# STATED EXERCISE
Exactly repeat the material, dropping only the pictures.

# EXCERPTED DATA
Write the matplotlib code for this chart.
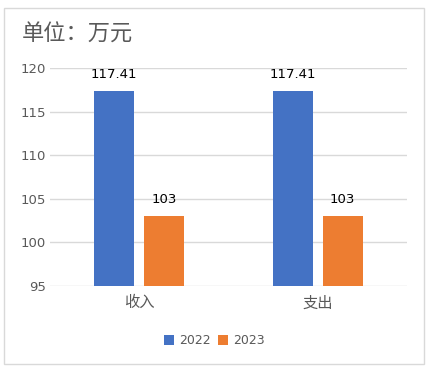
import matplotlib
matplotlib.use("Agg")
import matplotlib.pyplot as plt
from matplotlib.patches import Rectangle
import numpy as np

plt.rcParams['font.family'] = ['DejaVu Sans', 'Noto Sans CJK SC']

categories = ["收入", "支出"]
years = ["2022", "2023"]
values_2022 = [117.41, 117.41]
values_2023 = [103, 103]
labels_2022 = ["117.41", "117.41"]
labels_2023 = ["103", "103"]
colors = ["#4472C4", "#ED7D31"]

fig = plt.figure(figsize=(4.32, 3.72), dpi=100)
fig.patches.append(Rectangle((4 / 432, 8 / 372), 420 / 432, 356 / 372,
                             transform=fig.transFigure, fill=False,
                             edgecolor="#D9D9D9", linewidth=1.0))

ax = fig.add_axes([50 / 432, 1 - 286 / 372, 357 / 432, 218 / 372])
x = np.arange(len(categories))
w = 0.224
off = 0.14
b1 = ax.bar(x - off, values_2022, w, color=colors[0], label=years[0], zorder=3)
b2 = ax.bar(x + off, values_2023, w, color=colors[1], label=years[1], zorder=3)

for bars, labs in ((b1, labels_2022), (b2, labels_2023)):
    for r, t in zip(bars, labs):
        ax.text(r.get_x() + r.get_width() / 2, r.get_height() + 1.15, t,
                ha="center", va="bottom", fontsize=9.5, color="#000000")

ax.set_xlim(-0.5, 1.5)
ax.set_ylim(95, 120)
ax.set_yticks([95, 100, 105, 110, 115, 120])
ax.set_xticks(x)
ax.set_xticklabels(categories, fontsize=11, color="#595959",
                   family=['Noto Sans CJK SC', 'DejaVu Sans'])
ax.tick_params(axis="y", labelsize=9.5, colors="#595959", length=0, pad=3)
ax.tick_params(axis="x", length=0, pad=6)
ax.grid(axis="y", color="#D9D9D9", linewidth=1, zorder=0)
for s in ax.spines.values():
    s.set_visible(False)

fig.text(22 / 432, 1 - 34 / 372, "单位：万元", fontsize=16, color="#595959",
         ha="left", va="center", family=['Noto Sans CJK SC', 'DejaVu Sans'])

fig.legend(handles=[b1, b2], labels=years, loc="center",
           bbox_to_anchor=(214 / 432, 1 - 341 / 372), ncol=2, frameon=False,
           fontsize=9, handlelength=0.8, handleheight=0.8, handletextpad=0.4,
           columnspacing=0.6, labelcolor="#595959")

fig.savefig("out.png", dpi=100)
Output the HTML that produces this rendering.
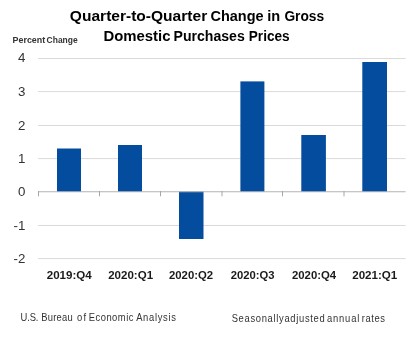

# ANSWER BELOW
Write the matplotlib code for this chart.
import matplotlib
matplotlib.use("Agg")
import matplotlib.pyplot as plt
from matplotlib.patches import Rectangle
import numpy as np

plt.rcParams['font.family'] = ['DejaVu Sans', 'Noto Sans CJK SC']

categories = ["收入", "支出"]
years = ["2022", "2023"]
values_2022 = [117.41, 117.41]
values_2023 = [103, 103]
labels_2022 = ["117.41", "117.41"]
labels_2023 = ["103", "103"]
colors = ["#4472C4", "#ED7D31"]

fig = plt.figure(figsize=(4.32, 3.72), dpi=100)
fig.patches.append(Rectangle((4 / 432, 8 / 372), 420 / 432, 356 / 372,
                             transform=fig.transFigure, fill=False,
                             edgecolor="#D9D9D9", linewidth=1.0))

ax = fig.add_axes([50 / 432, 1 - 286 / 372, 357 / 432, 218 / 372])
x = np.arange(len(categories))
w = 0.224
off = 0.14
b1 = ax.bar(x - off, values_2022, w, color=colors[0], label=years[0], zorder=3)
b2 = ax.bar(x + off, values_2023, w, color=colors[1], label=years[1], zorder=3)

for bars, labs in ((b1, labels_2022), (b2, labels_2023)):
    for r, t in zip(bars, labs):
        ax.text(r.get_x() + r.get_width() / 2, r.get_height() + 1.15, t,
                ha="center", va="bottom", fontsize=9.5, color="#000000")

ax.set_xlim(-0.5, 1.5)
ax.set_ylim(95, 120)
ax.set_yticks([95, 100, 105, 110, 115, 120])
ax.set_xticks(x)
ax.set_xticklabels(categories, fontsize=11, color="#595959",
                   family=['Noto Sans CJK SC', 'DejaVu Sans'])
ax.tick_params(axis="y", labelsize=9.5, colors="#595959", length=0, pad=3)
ax.tick_params(axis="x", length=0, pad=6)
ax.grid(axis="y", color="#D9D9D9", linewidth=1, zorder=0)
for s in ax.spines.values():
    s.set_visible(False)

fig.text(22 / 432, 1 - 34 / 372, "单位：万元", fontsize=16, color="#595959",
         ha="left", va="center", family=['Noto Sans CJK SC', 'DejaVu Sans'])

fig.legend(handles=[b1, b2], labels=years, loc="center",
           bbox_to_anchor=(214 / 432, 1 - 341 / 372), ncol=2, frameon=False,
           fontsize=9, handlelength=0.8, handleheight=0.8, handletextpad=0.4,
           columnspacing=0.6, labelcolor="#595959")

fig.savefig("out.png", dpi=100)
Output the HTML that produces this rendering.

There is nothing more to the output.